Upon morning there was more uphill climbing, this time even steeper as we scrambled over rocks and glaciers to the most stunning ridge I might have ever seen. Jagged snowcapped mountains and glacial lakes the colour of blue Gatorade. Personally I’m not into isotonic drinks but these lakes were a comparable shade of blue. All that scenery was fantastic but the real highlight of my day was sliding down a glacier. What began as boot skiing with my incredible talent and sense of balance became a controlled slide on my bum towards the end of my glacial experience. Having fallen off my feet around ten metres before the end of my slide I decided to just keep going, using my feet and hands to control my speed and direction. The result was numb hands/bum, wet shorts and mysterious cuts on my knees. I’m not sure how, though. My knees weren’t involved at all. Glacial water is also brisk and refreshing, as one would expect.
My final discovery of the trip was the meaning of inukshuks. I knew a cairne was a pile of rocks meant as a navigational marker to fellow hikers but I failed to grasp the difference between that and an inukshuk. According to local intel, the purpose of an inukshuk is “because Canadians like piling rocks”. Seems legit. D’mitry approves.
Remember those times when I kept using wrestling bears as an analogy for being awesome? Well I found a D’mitry-sized Canadian bear and it posed with him in the forest because that’s where bears and dinosaurs belong, right? But seriously, it was a fantastic hike and a super awesome waterfall.
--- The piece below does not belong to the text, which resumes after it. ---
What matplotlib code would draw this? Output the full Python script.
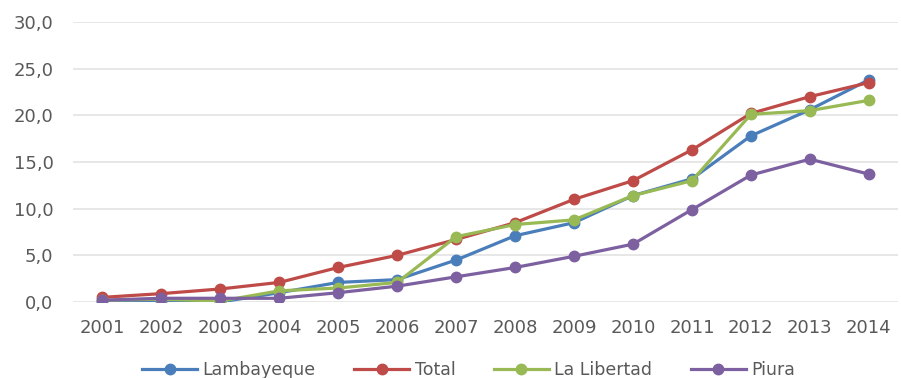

I climbed up the little pools to the start of the waterfall, out of sight from my friends. They followed me a few minutes later to find me already standing inside the top pool, right next to the spray from the waterfall. I highly recommend splashing about in mountain runoff. In a word, it’s brisk.
Remember how I first found D’mitry? All sad and alone in that mud puddle? I experienced something similar last week. I stepped out of a car into what I thought was solid dried mud. It was in fact ankle-deep sludge mud. One uncomfortable 20 or so metres later, however, I was ankle-deep in awesome lake. The best thing about lakes with mountain backdrops is that they make the greatest locations for dinosaur action shots. D’mitry spent the afternoon soaking up the good life in the sunshine. I spent the afternoon trying to wash mud out of my toes.
Visiting lakes is fun. Visiting lakes that are surrounded by amazing mountains and climbable rocks and steep roads is more fun. Also we found a sign that politely asked us not to drown. Canada. D’mitry was soaking up some sunshine on one of the awesome rocks because skin cancer doesn’t affect you when you are made of plastic. But seriously, slip slop slap. Be sunsmart.